We discussed a few different things that we could do to enable long-term FOSS creation and development via the Hackathon

  • tweak messaging around the Hackathon to highlight long-term FOSS that was created or augmented during FOSS Hack e.g. Raven, Samay (Kukkee that @Anand_Baburajan built last year)
  • tweak messaging to winners or runners up of the Hackathon regarding potential long-term support if the creators are able to maintain it for a few months
  • revisit projects after a delay e.g. 3 months after Hackathon and if the project is still active and maintained, financially incentivize the creators/maintainers e.g. via a small FOSS Grant
  • highlight the activity on the project via the community to showcase long-term FOSS development

Sreelakshmi brought up the “First Commit” program that @Devdutt started a few years back and highlighted how it helped her get started on a meaningful FOSS contribution journey. We mentioned that “First Commit” was coming back as “Season of Commits”, similar in some ways to GSoC. As a participant last year and a mentor this year, Sreelakshmi has a couple of observations about the GSoC program that we should be wary of

  • Financial support for GSoC participants is potentially unsustainable e.g. 3000 USD for major contributions and 1500 USD for minor contributions isn’t something that an Indian entity like FOSS United will be able to replicate or should replicate. A number of potential GSoC students who don’t get selected choose to walk away from the project instead of contributing to the project free of cost. Onboarding new contributors is a major expense for projects so losing contributors who are already onboarded because they weren’t chosen for GSoC is hard to swallow.
  • A large number of students are interested in GSoC because it helps their professional journey e.g. they get to highlight their FOSS contributions on their resumes.

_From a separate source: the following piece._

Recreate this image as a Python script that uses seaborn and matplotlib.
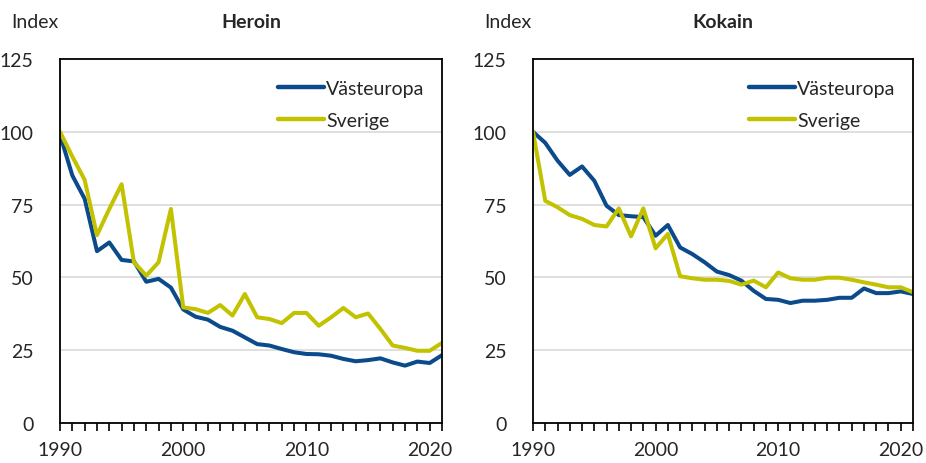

Because of this, they don’t continue being a part of the FOSS project. This causes even more churn for FOSS projects that could use less of it.

We thanked for them for joining the call and for an interesting discussion around how we can improve the FOSS ecosystem in India.

@Anand_Baburajan and Sreelakshmi, please correct me if I got parts of our conversation wrong or add details where I missed them (I’m reasonably sure I missed details about our hour-long chat).

4 Likes

Thanks @rahulporuri for the AMA and the summary!

Two things I remember:

We discussed a few different things that we could do to enable long-term FOSS creation and development via the Hackathon

  • tweak messaging around the Hackathon to highlight long-term FOSS that was created or augmented during FOSS Hack e.g. Raven, Samay (Kukkee that @Anand_Baburajan built last year)
  • tweak messaging to winners or runners up of the Hackathon regarding potential long-term support if the creators are able to maintain it for a few months
  • revisit projects after a delay e.g. 3 months after Hackathon and if the project is still active and maintained, financially incentivize the creators/maintainers e.g. via a small FOSS Grant
  • highlight the activity on the project via the community to showcase long-term FOSS development

We could also encourage the participants to ask for feedback on their ideas from the community before FOSS Hack. If a participant doesn’t have a good idea, the community could help with some brainstorming too.

We also talked about “exploring and exploiting” (Think more about what to focus on - by Henrik Karlsson).

4 Likes

This weekends AMA will be on Sunday (30 June, 2024) from 11 AM-12 PM. The AMA will happen on Jitsi Meet like last week. If you have any questions for me but you can’t join the call, please ask below and I will try my best to respond.

It’s happening on Sunday instead of Saturday because there are a bunch of FOSS United meetups happening around the country on Saturday. The way things are going, I might just settle on Sunday instead of Saturday long-term.

2 Likes

I’m a student from MESCET kunnukkara, I want to know how to set up a FOSS club in our college. What are the criterias?requirements?procedures?. Do help me out!